XAU/USD (FX:XAUUSD) slipped to 4005.5, down 0.22% on the day, as gold digests a stretch of record highs even while a slow but steady shift away from the dollar continues to build underneath global markets. The pullback looks minor next to the bigger story: central banks are rethinking how much faith to put in the greenback at all.
At a Glance
- XAU/USD trades at 4005.5, down 0.22% on the day
- A new survey finds more central banks plan to cut dollar holdings than raise them over the next decade, the first time that has happened since tracking began in 2023
- The dollar still makes up roughly 58% of central bank reserve allocations, a share that has held steady for five years
- Interest in the euro and the Chinese renminbi is rising as reserve managers diversify
- Political and geopolitical risk tied to US policy is now cited as the top reason to pull back from the dollar
| Price | 4005.5 |
|---|---|
| Day change | -8.85 (-0.22%) |
| Volume | 177,394 |
Why Reserve Managers Are Rethinking the Dollar
The Official Monetary and Financial Institutions Forum, a London based research group, surveyed 74 central banks between March and May and found that, for the first time, more of them intend to reduce dollar holdings over the next ten years than intend to add to them. That is a notable reversal from prior years and it matters for gold because reserve managers who trim dollar exposure often route some of that money into bullion as a neutral, no counterparty asset.

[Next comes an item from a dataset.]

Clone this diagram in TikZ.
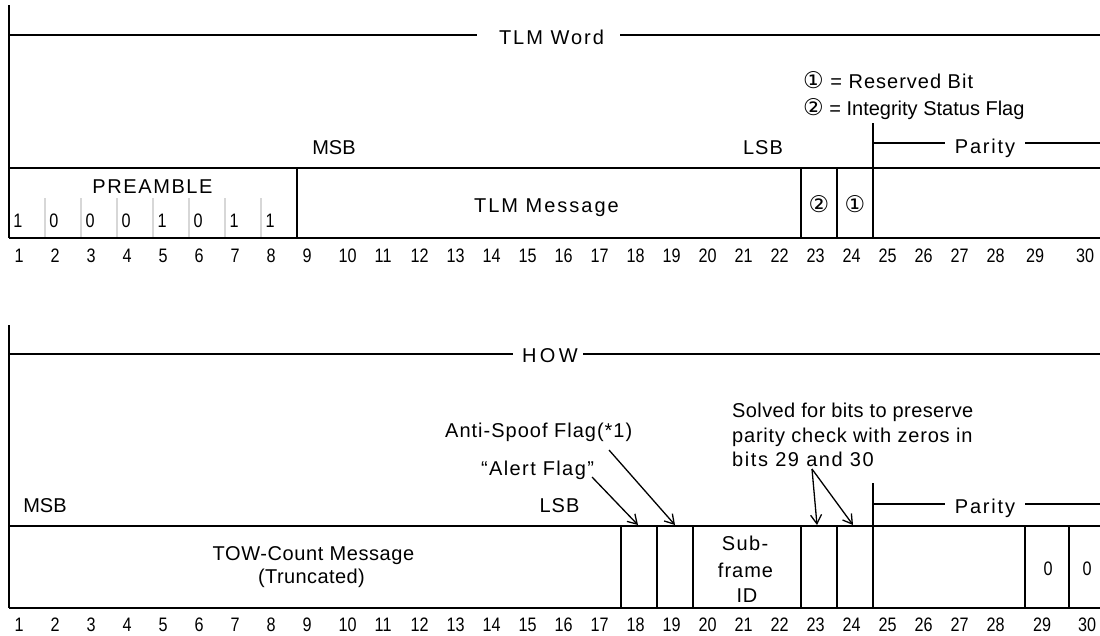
\documentclass[tikz,border=0pt]{standalone}
\usepackage{fontspec}
\setmainfont{Liberation Sans}
\newfontfamily\symfont{DejaVu Sans}
\newfontfamily\numfont{Liberation Sans}[FakeStretch=0.83]
\usetikzlibrary{arrows.meta}
\definecolor{subgray}{RGB}{215,215,215}
\begin{document}
\begin{tikzpicture}[x=1pt,y=-1pt,
  txt/.style={inner sep=0pt, anchor=base, font=\fontsize{20}{24}\selectfont\addfontfeatures{LetterSpace=#1}},
  txt/.default=3,
  num/.style={inner sep=0pt, anchor=base west, font=\numfont\fontsize{19.5}{22}\selectfont},
  digit/.style={inner sep=0pt, anchor=base, font=\numfont\fontsize{19.5}{22}\selectfont},
  circ/.style={inner sep=0pt, font=\symfont\fontsize{23}{24}\selectfont},
  bracket/.style={line width=2.6pt},
  boxline/.style={line width=1.6pt},
  sideline/.style={line width=1.8pt},
  subline/.style={line width=1.2pt, draw=subgray},
  arr/.style={line width=1.3pt, -{Straight Barb[length=9pt,width=11pt,line width=1.3pt]}}
]
\useasboundingbox (0,0) rectangle (1100,635);
\fill[white] (0,0) rectangle (1100,635);

% ================= TLM word =================
\coordinate (tA) at (9,5);
\coordinate (tB) at (9,238);
\draw[sideline] (tA) -- (tB);

\node[txt=10] (tlmword) at (551.5,44) {TLM Word};
\coordinate (tw0) at (9,35);
\coordinate (tw1) at (477,35);
\coordinate (tw2) at (620,35);
\coordinate (tw3) at (1100,35);
\draw[bracket] (tw0) -- (tw1);
\draw[bracket] (tw2) -- (tw3);

\node[txt=5, anchor=base west] (leg1) at (803,88) {{\symfont\fontsize{23}{24}\selectfont ①} = Reserved Bit};
\node[txt=0, anchor=base west] (leg2) at (803,115) {{\symfont\fontsize{23}{24}\selectfont ②} = Integrity Status Flag};

\node[txt=0] (msbt) at (334,154) {MSB};
\node[txt=5] (lsbt) at (763,154) {LSB};

% parity bracket
\coordinate (tp0) at (873,123);
\coordinate (tp1) at (873,168);
\draw[sideline] (tp0) -- (tp1);
\node[txt=9] (parityt) at (985,153) {Parity};
\coordinate (tp2) at (873,143);
\coordinate (tp3) at (945,143);
\coordinate (tp4) at (1025,143);
\coordinate (tp5) at (1100,143);
\draw[bracket] (tp2) -- (tp3);
\draw[bracket] (tp4) -- (tp5);

% box
\coordinate (tt0) at (9,168); \coordinate (tt1) at (1100,168);
\coordinate (tb0) at (9,238); \coordinate (tb1) at (1100,238);
\draw[boxline] (tt0) -- (tt1);
\draw[boxline] (tb0) -- (tb1);
\foreach \x in {297,801,837,873}{
  \coordinate (tdA\x) at (\x,168);
  \coordinate (tdB\x) at (\x,238);
  \draw[boxline] (tdA\x) -- (tdB\x);
}
\foreach \x in {45,81,117,153,189,225,261}{
  \coordinate (tsA\x) at (\x,198);
  \coordinate (tsB\x) at (\x,237);
  \draw[subline] (tsA\x) -- (tsB\x);
}
\node[txt=8] (preamble) at (152.5,193) {PREAMBLE};
\foreach \v [count=\i] in {1,0,0,0,1,0,1,1}{
  \node[digit] (pb\i) at ({18+(\i-1)*36},227) {\v};
}
\node[txt=10] (tlmmsg) at (546.5,212) {TLM Message};
\node[circ] (c2) at (819,204) {②};
\node[circ] (c1) at (855,204) {①};

\foreach \i in {1,...,28}{
  \node[num] (nt\i) at ({9+(\i-1)*36+5.5},262) {\i};
}
\node[num] (nt29) at (1026,262) {29};
\node[num] (nt30) at (1076,262) {30};

% ================= HOW =================
\coordinate (hA) at (9,325);
\coordinate (hB) at (9,608);
\draw[sideline] (hA) -- (hB);

\node[txt=17] (how) at (550,362) {HOW};
\coordinate (hw0) at (9,354);
\coordinate (hw1) at (513,354);
\coordinate (hw2) at (583,354);
\coordinate (hw3) at (1100,354);
\draw[bracket] (hw0) -- (hw1);
\draw[bracket] (hw2) -- (hw3);

\node[txt=2, anchor=base west] (solved1) at (732,417) {Solved for bits to preserve};
\node[txt=4, anchor=base west] (solved2) at (732,442) {parity check with zeros in};
\node[txt=8, anchor=base west] (solved3) at (732,466) {bits 29 and 30};

\node[txt=5, anchor=base west] (anti) at (445,437) {Anti-Spoof Flag(*1)};
\node[txt=7] (alert) at (537.5,475) {“Alert Flag”};

\node[txt=0] (msbh) at (45,512) {MSB};
\node[txt=5] (lsbh) at (559.5,512) {LSB};

% parity bracket
\coordinate (hp0) at (873,483);
\coordinate (hp1) at (873,526);
\draw[sideline] (hp0) -- (hp1);
\node[txt=9] (parityh) at (985,513) {Parity};
\coordinate (hp2) at (873,504);
\coordinate (hp3) at (945,504);
\coordinate (hp4) at (1025,504);
\coordinate (hp5) at (1100,504);
\draw[bracket] (hp2) -- (hp3);
\draw[bracket] (hp4) -- (hp5);

% box
\coordinate (ht0) at (9,526); \coordinate (ht1) at (1100,526);
\coordinate (hb0) at (9,608); \coordinate (hb1) at (1100,608);
\draw[boxline] (ht0) -- (ht1);
\draw[boxline] (hb0) -- (hb1);
\foreach \x in {621,657,693,801,837,873,1025,1069}{
  \coordinate (hdA\x) at (\x,526);
  \coordinate (hdB\x) at (\x,608);
  \draw[boxline] (hdA\x) -- (hdB\x);
}
\node[txt=3] (tow1) at (313.5,560) {TOW-Count Message};
\node[txt=2] (tow2) at (311.5,583) {(Truncated)};
\node[txt=7] (sub1) at (745,550) {Sub-};
\node[txt=5] (sub2) at (745.5,577) {frame};
\node[txt=3] (sub3) at (747,602) {ID};
\node[digit] (z29) at (1048,575) {0};
\node[digit] (z30) at (1087,575) {0};

% arrows
\coordinate (alertfrom) at (592,477);
\coordinate (antifrom) at (609,450);
\coordinate (solvedfrom) at (812,469);
\coordinate (b18) at (638,525);
\coordinate (b19) at (675,525);
\coordinate (b23) at (817,525);
\coordinate (b24) at (853,525);
\draw[arr] (alertfrom) -- (b18);
\draw[arr] (antifrom) -- (b19);
\draw[arr] (solvedfrom) -- (b23);
\draw[arr] (solvedfrom) -- (b24);

\foreach \i in {1,...,28}{
  \node[num] (nh\i) at ({9+(\i-1)*36+5.5},631) {\i};
}
\node[num] (nh29) at (1033,631) {29};
\node[num] (nh30) at (1078,631) {30};
\end{tikzpicture}
\end{document}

The survey pins the shift on geopolitics more than domestic US politics. This year's war in the Middle East, which drew in the United States and rattled energy markets, along with President Trump's continued push to expand tariffs, has made America's foreign policy path harder to predict. OMFIF's report says that unpredictability, rather than any single policy, is now the main deterrent for central banks weighing dollar allocations.

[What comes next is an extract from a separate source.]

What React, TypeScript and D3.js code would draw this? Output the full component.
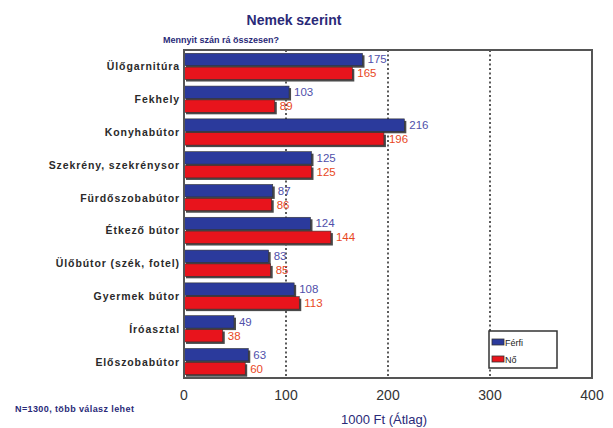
import * as d3 from "d3";

const categories = [
  "Ülőgarnitúra",
  "Fekhely",
  "Konyhabútor",
  "Szekrény, szekrénysor",
  "Fürdőszobabútor",
  "Étkező bútor",
  "Ülőbútor (szék, fotel)",
  "Gyermek bútor",
  "Íróasztal",
  "Előszobabútor",
];
const series = ["Férfi", "Nő"];
const ferfi = [175, 103, 216, 125, 87, 124, 83, 108, 49, 63];
const no = [165, 89, 196, 125, 86, 144, 85, 113, 38, 60];
const xTicks = [0, 100, 200, 300, 400];

const W = 613;
const H = 428;
const left = 184;
const right = 592;
const top = 50;
const bottom = 378;

const barColors = ["#2b3a9c", "#e8141c"];
const labelColors = ["#5050aa", "#e8481e"];
const font = "'Liberation Sans', Arial, sans-serif";

export default function App() {
  const x = d3.scaleLinear().domain([0, 400]).range([left, right]);
  const y = d3
    .scaleBand<string>()
    .domain(categories)
    .range([top, bottom])
    .paddingInner(0.2)
    .paddingOuter(0.1);
  const ys = d3
    .scaleBand<string>()
    .domain(series)
    .range([0, y.bandwidth()])
    .paddingInner(0.1);
  const values = [ferfi, no];

  return (
    <svg
      width={W}
      height={H}
      style={{ position: "absolute", left: 0, top: 0, background: "#fff" }}
      fontFamily={font}
    >
      <text
        x={294}
        y={25}
        textAnchor="middle"
        fontSize={14}
        fontWeight="bold"
        fill="#2a2a78"
      >
        Nemek szerint
      </text>
      <text x={163} y={43} fontSize={9} fontWeight="bold" fill="#2a2a78">
        Mennyit szán rá összesen?
      </text>

      {/* grid */}
      {xTicks.slice(1, -1).map((t) => (
        <line
          key={t}
          x1={x(t)}
          x2={x(t)}
          y1={top}
          y2={bottom}
          stroke="#333"
          strokeWidth={1.6}
          strokeDasharray="2 2.5"
        />
      ))}

      {/* bars */}
      {categories.map((c, i) =>
        series.map((s, k) => {
          const v = values[k][i];
          const by = (y(c) ?? 0) + (ys(s) ?? 0);
          const bh = ys.bandwidth();
          return (
            <g key={c + s}>
              <rect
                x={x(0) + 2}
                y={by + 2}
                width={x(v) - x(0)}
                height={bh}
                fill="#4a4a4a"
              />
              <rect
                x={x(0)}
                y={by}
                width={x(v) - x(0)}
                height={bh}
                fill={barColors[k]}
                stroke="#333"
                strokeWidth={0.6}
              />
              <text
                x={x(v) + 5}
                y={by + bh / 2 + 4}
                fontSize={11.5}
                fill={labelColors[k]}
              >
                {v}
              </text>
            </g>
          );
        })
      )}

      {/* plot frame */}
      <rect
        x={left}
        y={top}
        width={right - left}
        height={bottom - top}
        fill="none"
        stroke="#555"
        strokeWidth={2}
      />

      {/* category labels */}
      {categories.map((c) => (
        <text
          key={c}
          x={left - 4}
          y={(y(c) ?? 0) + y.bandwidth() / 2 + 4}
          textAnchor="end"
          fontSize={10.5}
          fontWeight="bold"
          letterSpacing={0.9}
          fill="#2a2a2a"
        >
          {c}
        </text>
      ))}

      {/* x ticks */}
      {xTicks.map((t) => (
        <text
          key={t}
          x={x(t)}
          y={400}
          textAnchor="middle"
          fontSize={14}
          fill="#333"
        >
          {t}
        </text>
      ))}
      <text x={384} y={424} textAnchor="middle" fontSize={13} fill="#2a2a78">
        1000 Ft (Átlag)
      </text>
      <text
        x={15}
        y={412}
        fontSize={9}
        fontWeight="bold"
        letterSpacing={0.4}
        fill="#2a2a78"
      >
        N=1300, több válasz lehet
      </text>

      {/* legend */}
      <rect
        x={489}
        y={331}
        width={68}
        height={37}
        fill="#fff"
        stroke="#333"
        strokeWidth={1.5}
      />
      {series.map((s, k) => (
        <g key={s}>
          <rect
            x={492}
            y={339 + k * 17}
            width={12}
            height={6}
            fill={barColors[k]}
            stroke="#333"
            strokeWidth={0.8}
          />
          <text x={505} y={346 + k * 17} fontSize={9} fill="#222">
            {s}
          </text>
        </g>
      ))}
    </svg>
  );
}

Gold's Role as the Dollar Loses Some Shine
None of this means the dollar is being abandoned. It has held around 58% of central bank foreign exchange reserves for five straight years, according to OMFIF's head of research, and the report is explicit that the currency will keep dominating portfolios for the foreseeable future. But the direction of travel, even if gradual, is what markets watch. JPMorgan data already shows the dollar's share of global reserves fell to a two decade low last year.

Central banks are spreading that diversification across a few destinations. Nearly all respondents said the renminbi offers useful diversification, and two thirds now view the euro as more attractive for global trade, up sharply from 43% a year earlier. Twenty nine percent said they want to raise euro holdings over the long run, versus 22% last year. Smaller currencies, including the Singapore dollar, South Korean won and South African rand, are also drawing fresh interest. Gold sits alongside these as a parallel option, one that doesn't require betting on any single government's currency.

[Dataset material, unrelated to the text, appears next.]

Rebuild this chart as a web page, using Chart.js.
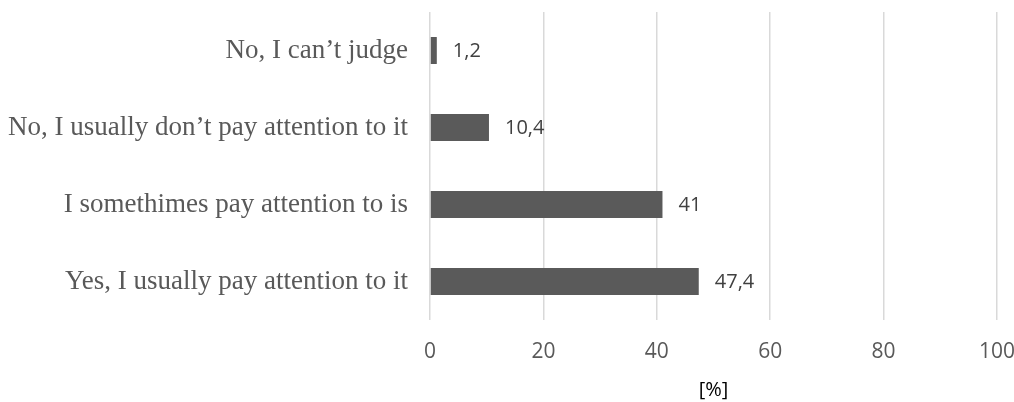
<!DOCTYPE html>
<html>
<head>
<meta charset="utf-8">
<script src="https://cdn.jsdelivr.net/npm/chart.js@4.4.0/dist/chart.umd.min.js"></script>
<style>
  html, body { margin: 0; padding: 0; background: #fff; }
  #wrap { width: 1014px; height: 402px; }
</style>
</head>
<body>
<div id="wrap"><canvas id="chart"></canvas></div>
<script>
// Data
const categories = [
  'No, I can\u2019t judge',
  'No, I usually don\u2019t pay attention to it',
  'I somethimes pay attention to is',
  'Yes, I usually pay attention to it',
];
const percentages = [1.2, 10.4, 41, 47.4];
const xTicks = [0, 20, 40, 60, 80, 100];

/**
 * Format value with a decimal comma
 */
function formatComma(num) {
  return String(num).replace('.', ',');
}

// Draw value labels to the right of each bar
const barLabels = {
  id: 'barLabels',
  afterDatasetsDraw(chart) {
    const ctx = chart.ctx;
    const meta = chart.getDatasetMeta(0);
    ctx.save();
    ctx.font = '20px "Open Sans", sans-serif';
    ctx.fillStyle = '#404040';
    ctx.textAlign = 'left';
    ctx.textBaseline = 'middle';
    meta.data.forEach((bar, i) => {
      ctx.fillText(formatComma(percentages[i]), bar.x + 16, bar.y + 1);
    });
    ctx.restore();
  },
};

new Chart(document.getElementById('chart'), {
  type: 'bar',
  data: {
    labels: categories,
    datasets: [{
      data: percentages,
      backgroundColor: '#5a5a5a',
      barPercentage: 0.7,
      categoryPercentage: 0.5,
    }],
  },
  plugins: [barLabels],
  options: {
    indexAxis: 'y',
    responsive: true,
    maintainAspectRatio: false,
    animation: false,
    layout: { padding: { top: 12, right: 17, bottom: 0, left: 0 } },
    plugins: {
      legend: { display: false },
      tooltip: { enabled: false },
    },
    scales: {
      x: {
        min: 0,
        max: 100,
        afterBuildTicks: scale => {
          scale.ticks = xTicks.map(v => ({ value: v }));
        },
        afterFit: scale => {
          scale.height = 82;
          scale.paddingLeft = 0;
          scale.paddingRight = 0;
        },
        grid: { color: '#d9d9d9', lineWidth: 1.5, drawTicks: false },
        border: { display: false },
        ticks: {
          padding: 19,
          color: '#595959',
          font: { family: '"Open Sans", sans-serif', size: 21 },
        },
        title: {
          display: true,
          text: '[%]',
          color: '#000000',
          padding: { top: 4, bottom: 0 },
          font: { family: '"Open Sans", sans-serif', size: 20 },
        },
      },
      y: {
        afterFit: scale => {
          scale.width = 430;
          scale.paddingTop = 0;
          scale.paddingBottom = 0;
        },
        grid: { display: false },
        border: { display: false },
        ticks: {
          padding: 14,
          color: '#595959',
          font: { family: '"Liberation Serif", "Times New Roman", serif', size: 27 },
        },
      },
    },
  },
});
</script>
</body>
</html>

What This Means for XAU/USD Going Forward
For traders watching XAU/USD near the 4005 level, the de-dollarization trend is a slow burning tailwind rather than a daily driver. Short term price action in gold still hinges on real yields, Federal Reserve rate expectations and shifts in risk appetite, which is likely what pulled prices down 0.22% on the day. But the structural backdrop, central banks souring on concentrated dollar exposure amid geopolitical uncertainty, gives gold demand a longer runway. The risk to the upside is that further tariff escalation or another geopolitical shock accelerates reserve diversification faster than expected, pulling more official buying into gold. The risk to the downside is that easing tensions or a stabilizing US policy stance could slow the reserve shift and cool some of the safe haven demand that has helped lift prices to recent records.Watching the Pace of Change From Here
Nothing in the OMFIF survey suggests an abrupt break from the dollar. Reserve managers describe the move as gradual, and the dollar's five year hold on 58% of allocations backs that up. Still, the fact that more central banks now lean toward cutting exposure than adding to it marks a psychological shift worth tracking, especially for anyone positioned in gold, where official sector buying has been a quiet but persistent source of demand.